Brief =
Extract every entry word for word. Skip the pictures.

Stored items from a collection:

******************************

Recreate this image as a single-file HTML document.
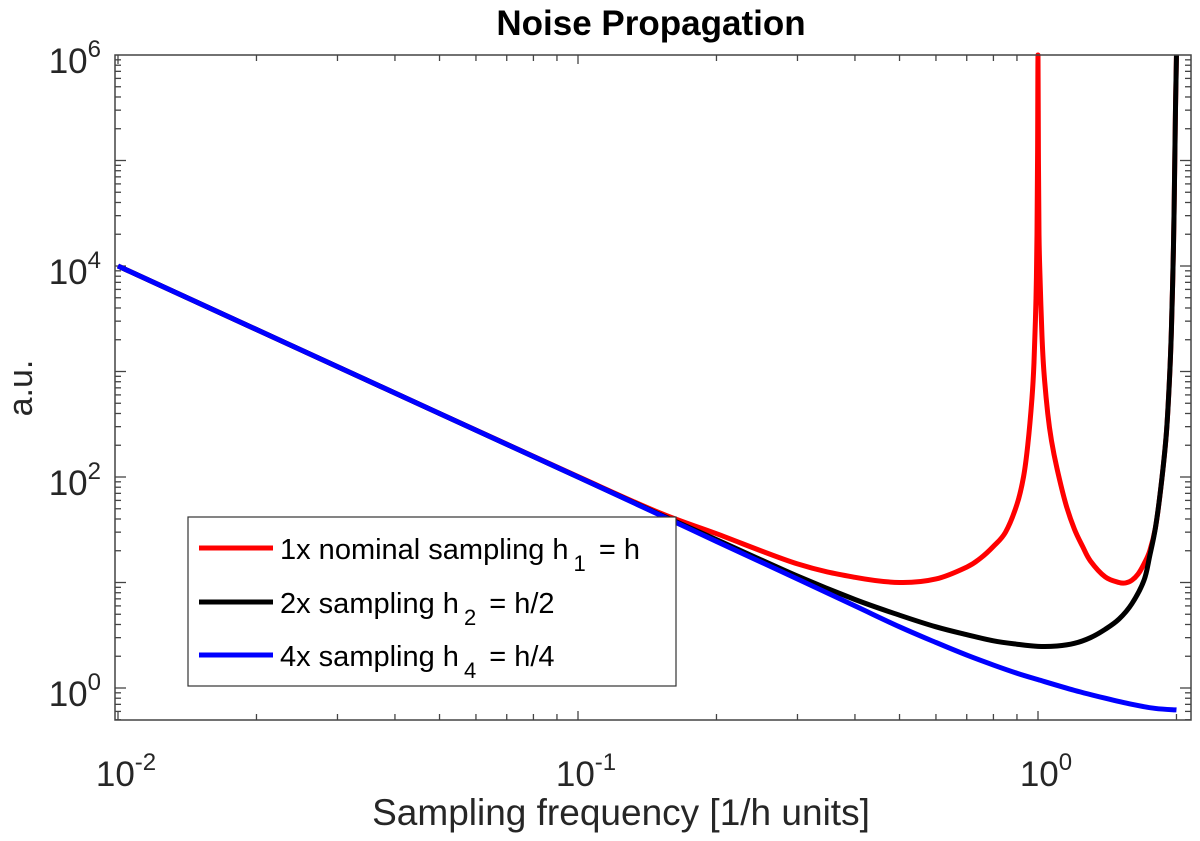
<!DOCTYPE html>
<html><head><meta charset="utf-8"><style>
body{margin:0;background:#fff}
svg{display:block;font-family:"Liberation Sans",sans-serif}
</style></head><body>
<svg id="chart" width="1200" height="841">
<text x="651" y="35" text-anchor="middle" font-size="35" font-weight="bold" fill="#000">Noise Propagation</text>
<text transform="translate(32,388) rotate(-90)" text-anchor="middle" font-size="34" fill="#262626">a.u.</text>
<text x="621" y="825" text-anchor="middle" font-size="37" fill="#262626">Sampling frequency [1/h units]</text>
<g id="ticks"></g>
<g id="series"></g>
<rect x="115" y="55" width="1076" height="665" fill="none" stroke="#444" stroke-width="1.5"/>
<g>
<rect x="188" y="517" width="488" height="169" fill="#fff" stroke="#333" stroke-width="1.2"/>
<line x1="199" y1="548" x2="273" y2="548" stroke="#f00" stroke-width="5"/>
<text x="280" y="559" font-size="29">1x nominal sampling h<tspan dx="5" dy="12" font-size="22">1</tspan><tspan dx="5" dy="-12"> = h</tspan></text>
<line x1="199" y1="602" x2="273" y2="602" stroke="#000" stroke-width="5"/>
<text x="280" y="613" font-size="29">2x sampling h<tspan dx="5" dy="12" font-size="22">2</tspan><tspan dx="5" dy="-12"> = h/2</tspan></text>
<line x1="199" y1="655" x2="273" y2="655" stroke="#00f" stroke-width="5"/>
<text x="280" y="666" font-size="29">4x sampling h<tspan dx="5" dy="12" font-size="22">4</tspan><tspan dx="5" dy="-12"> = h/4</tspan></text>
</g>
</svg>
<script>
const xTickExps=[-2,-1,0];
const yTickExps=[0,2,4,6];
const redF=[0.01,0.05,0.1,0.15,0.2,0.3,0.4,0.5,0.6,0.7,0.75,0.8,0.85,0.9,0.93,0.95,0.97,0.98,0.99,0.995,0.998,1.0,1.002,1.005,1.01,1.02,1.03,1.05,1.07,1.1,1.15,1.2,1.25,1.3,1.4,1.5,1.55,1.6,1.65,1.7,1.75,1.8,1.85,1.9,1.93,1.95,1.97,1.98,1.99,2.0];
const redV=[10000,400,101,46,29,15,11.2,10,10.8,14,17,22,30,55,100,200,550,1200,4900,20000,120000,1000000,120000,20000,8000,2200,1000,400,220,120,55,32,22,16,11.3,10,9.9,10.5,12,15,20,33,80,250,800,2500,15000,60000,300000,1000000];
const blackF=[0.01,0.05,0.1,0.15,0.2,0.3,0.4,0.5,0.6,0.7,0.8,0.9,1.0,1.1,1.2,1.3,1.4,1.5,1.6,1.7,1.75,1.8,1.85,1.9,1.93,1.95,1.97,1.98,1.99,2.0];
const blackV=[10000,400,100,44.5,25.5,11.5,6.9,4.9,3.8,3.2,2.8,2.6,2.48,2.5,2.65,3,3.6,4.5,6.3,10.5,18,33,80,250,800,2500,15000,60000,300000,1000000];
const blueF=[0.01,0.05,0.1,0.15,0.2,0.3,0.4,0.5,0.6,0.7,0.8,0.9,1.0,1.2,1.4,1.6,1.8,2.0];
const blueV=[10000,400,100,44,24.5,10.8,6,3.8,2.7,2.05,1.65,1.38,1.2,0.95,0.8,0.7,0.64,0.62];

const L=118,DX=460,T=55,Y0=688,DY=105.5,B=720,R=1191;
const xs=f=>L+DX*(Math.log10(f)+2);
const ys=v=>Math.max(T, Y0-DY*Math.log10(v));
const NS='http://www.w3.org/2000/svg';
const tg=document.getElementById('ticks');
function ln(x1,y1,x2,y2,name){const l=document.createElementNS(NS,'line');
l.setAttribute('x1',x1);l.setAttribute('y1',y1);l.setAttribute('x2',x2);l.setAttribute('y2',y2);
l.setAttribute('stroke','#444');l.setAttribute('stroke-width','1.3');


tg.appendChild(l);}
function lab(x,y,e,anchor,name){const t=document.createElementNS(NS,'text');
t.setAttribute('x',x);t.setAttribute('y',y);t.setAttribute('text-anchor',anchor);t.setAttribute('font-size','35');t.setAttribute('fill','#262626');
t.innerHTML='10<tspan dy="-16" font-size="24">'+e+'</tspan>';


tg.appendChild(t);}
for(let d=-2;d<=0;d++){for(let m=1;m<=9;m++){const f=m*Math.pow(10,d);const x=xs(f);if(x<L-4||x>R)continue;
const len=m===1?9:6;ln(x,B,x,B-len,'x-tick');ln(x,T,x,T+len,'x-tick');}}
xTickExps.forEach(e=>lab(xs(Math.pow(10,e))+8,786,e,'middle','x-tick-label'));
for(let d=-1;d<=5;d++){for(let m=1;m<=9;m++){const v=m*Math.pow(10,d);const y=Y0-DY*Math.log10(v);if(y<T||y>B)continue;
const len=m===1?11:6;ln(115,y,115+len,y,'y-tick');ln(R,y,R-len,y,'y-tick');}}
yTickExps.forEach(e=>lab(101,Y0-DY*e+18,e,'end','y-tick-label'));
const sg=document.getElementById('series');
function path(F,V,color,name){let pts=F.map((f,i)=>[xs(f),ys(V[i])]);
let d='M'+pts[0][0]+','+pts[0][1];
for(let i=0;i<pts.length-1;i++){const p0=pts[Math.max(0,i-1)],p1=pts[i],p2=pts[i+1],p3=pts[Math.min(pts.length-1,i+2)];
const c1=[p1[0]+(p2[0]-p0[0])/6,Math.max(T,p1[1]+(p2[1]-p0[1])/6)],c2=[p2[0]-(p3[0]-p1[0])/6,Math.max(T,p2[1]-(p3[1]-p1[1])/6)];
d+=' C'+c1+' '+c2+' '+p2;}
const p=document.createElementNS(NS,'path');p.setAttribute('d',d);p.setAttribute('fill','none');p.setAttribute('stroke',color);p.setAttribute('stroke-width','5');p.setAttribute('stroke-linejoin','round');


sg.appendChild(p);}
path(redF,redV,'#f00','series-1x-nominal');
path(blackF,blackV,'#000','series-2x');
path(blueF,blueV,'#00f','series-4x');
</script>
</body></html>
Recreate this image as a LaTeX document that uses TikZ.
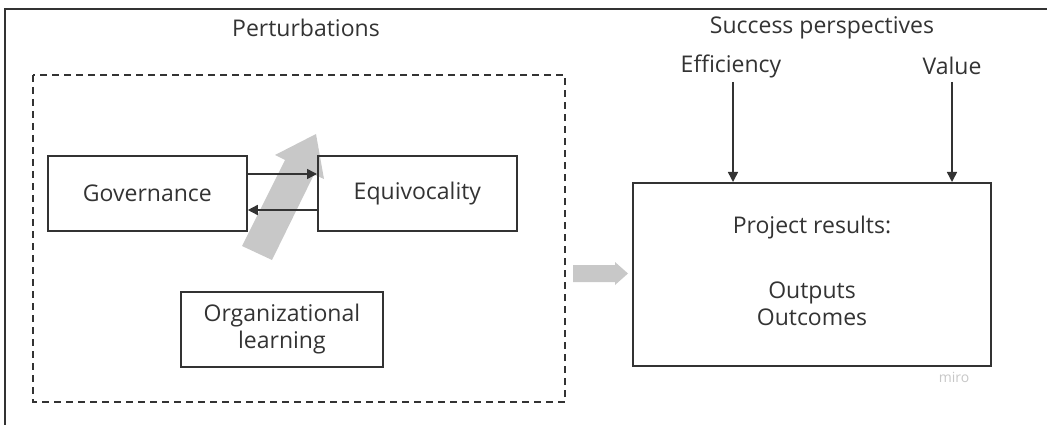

******************************

Answer =
Recreate this image as a single-file HTML document.
<!DOCTYPE html>
<html><head><meta charset="utf-8"><style>
body{margin:0;background:#fff}
svg{display:block;font-family:"Liberation Sans",sans-serif}
</style></head><body>
<svg id="chart" width="1200" height="841">
<text x="651" y="35" text-anchor="middle" font-size="35" font-weight="bold" fill="#000">Noise Propagation</text>
<text transform="translate(32,388) rotate(-90)" text-anchor="middle" font-size="34" fill="#262626">a.u.</text>
<text x="621" y="825" text-anchor="middle" font-size="37" fill="#262626">Sampling frequency [1/h units]</text>
<g id="ticks"></g>
<g id="series"></g>
<rect x="115" y="55" width="1076" height="665" fill="none" stroke="#444" stroke-width="1.5"/>
<g>
<rect x="188" y="517" width="488" height="169" fill="#fff" stroke="#333" stroke-width="1.2"/>
<line x1="199" y1="548" x2="273" y2="548" stroke="#f00" stroke-width="5"/>
<text x="280" y="559" font-size="29">1x nominal sampling h<tspan dx="5" dy="12" font-size="22">1</tspan><tspan dx="5" dy="-12"> = h</tspan></text>
<line x1="199" y1="602" x2="273" y2="602" stroke="#000" stroke-width="5"/>
<text x="280" y="613" font-size="29">2x sampling h<tspan dx="5" dy="12" font-size="22">2</tspan><tspan dx="5" dy="-12"> = h/2</tspan></text>
<line x1="199" y1="655" x2="273" y2="655" stroke="#00f" stroke-width="5"/>
<text x="280" y="666" font-size="29">4x sampling h<tspan dx="5" dy="12" font-size="22">4</tspan><tspan dx="5" dy="-12"> = h/4</tspan></text>
</g>
</svg>
<script>
const xTickExps=[-2,-1,0];
const yTickExps=[0,2,4,6];
const redF=[0.01,0.05,0.1,0.15,0.2,0.3,0.4,0.5,0.6,0.7,0.75,0.8,0.85,0.9,0.93,0.95,0.97,0.98,0.99,0.995,0.998,1.0,1.002,1.005,1.01,1.02,1.03,1.05,1.07,1.1,1.15,1.2,1.25,1.3,1.4,1.5,1.55,1.6,1.65,1.7,1.75,1.8,1.85,1.9,1.93,1.95,1.97,1.98,1.99,2.0];
const redV=[10000,400,101,46,29,15,11.2,10,10.8,14,17,22,30,55,100,200,550,1200,4900,20000,120000,1000000,120000,20000,8000,2200,1000,400,220,120,55,32,22,16,11.3,10,9.9,10.5,12,15,20,33,80,250,800,2500,15000,60000,300000,1000000];
const blackF=[0.01,0.05,0.1,0.15,0.2,0.3,0.4,0.5,0.6,0.7,0.8,0.9,1.0,1.1,1.2,1.3,1.4,1.5,1.6,1.7,1.75,1.8,1.85,1.9,1.93,1.95,1.97,1.98,1.99,2.0];
const blackV=[10000,400,100,44.5,25.5,11.5,6.9,4.9,3.8,3.2,2.8,2.6,2.48,2.5,2.65,3,3.6,4.5,6.3,10.5,18,33,80,250,800,2500,15000,60000,300000,1000000];
const blueF=[0.01,0.05,0.1,0.15,0.2,0.3,0.4,0.5,0.6,0.7,0.8,0.9,1.0,1.2,1.4,1.6,1.8,2.0];
const blueV=[10000,400,100,44,24.5,10.8,6,3.8,2.7,2.05,1.65,1.38,1.2,0.95,0.8,0.7,0.64,0.62];

const L=118,DX=460,T=55,Y0=688,DY=105.5,B=720,R=1191;
const xs=f=>L+DX*(Math.log10(f)+2);
const ys=v=>Math.max(T, Y0-DY*Math.log10(v));
const NS='http://www.w3.org/2000/svg';
const tg=document.getElementById('ticks');
function ln(x1,y1,x2,y2,name){const l=document.createElementNS(NS,'line');
l.setAttribute('x1',x1);l.setAttribute('y1',y1);l.setAttribute('x2',x2);l.setAttribute('y2',y2);
l.setAttribute('stroke','#444');l.setAttribute('stroke-width','1.3');


tg.appendChild(l);}
function lab(x,y,e,anchor,name){const t=document.createElementNS(NS,'text');
t.setAttribute('x',x);t.setAttribute('y',y);t.setAttribute('text-anchor',anchor);t.setAttribute('font-size','35');t.setAttribute('fill','#262626');
t.innerHTML='10<tspan dy="-16" font-size="24">'+e+'</tspan>';


tg.appendChild(t);}
for(let d=-2;d<=0;d++){for(let m=1;m<=9;m++){const f=m*Math.pow(10,d);const x=xs(f);if(x<L-4||x>R)continue;
const len=m===1?9:6;ln(x,B,x,B-len,'x-tick');ln(x,T,x,T+len,'x-tick');}}
xTickExps.forEach(e=>lab(xs(Math.pow(10,e))+8,786,e,'middle','x-tick-label'));
for(let d=-1;d<=5;d++){for(let m=1;m<=9;m++){const v=m*Math.pow(10,d);const y=Y0-DY*Math.log10(v);if(y<T||y>B)continue;
const len=m===1?11:6;ln(115,y,115+len,y,'y-tick');ln(R,y,R-len,y,'y-tick');}}
yTickExps.forEach(e=>lab(101,Y0-DY*e+18,e,'end','y-tick-label'));
const sg=document.getElementById('series');
function path(F,V,color,name){let pts=F.map((f,i)=>[xs(f),ys(V[i])]);
let d='M'+pts[0][0]+','+pts[0][1];
for(let i=0;i<pts.length-1;i++){const p0=pts[Math.max(0,i-1)],p1=pts[i],p2=pts[i+1],p3=pts[Math.min(pts.length-1,i+2)];
const c1=[p1[0]+(p2[0]-p0[0])/6,Math.max(T,p1[1]+(p2[1]-p0[1])/6)],c2=[p2[0]-(p3[0]-p1[0])/6,Math.max(T,p2[1]-(p3[1]-p1[1])/6)];
d+=' C'+c1+' '+c2+' '+p2;}
const p=document.createElementNS(NS,'path');p.setAttribute('d',d);p.setAttribute('fill','none');p.setAttribute('stroke',color);p.setAttribute('stroke-width','5');p.setAttribute('stroke-linejoin','round');


sg.appendChild(p);}
path(redF,redV,'#f00','series-1x-nominal');
path(blackF,blackV,'#000','series-2x');
path(blueF,blueV,'#00f','series-4x');
</script>
</body></html>
Recreate this image as a LaTeX document that uses TikZ.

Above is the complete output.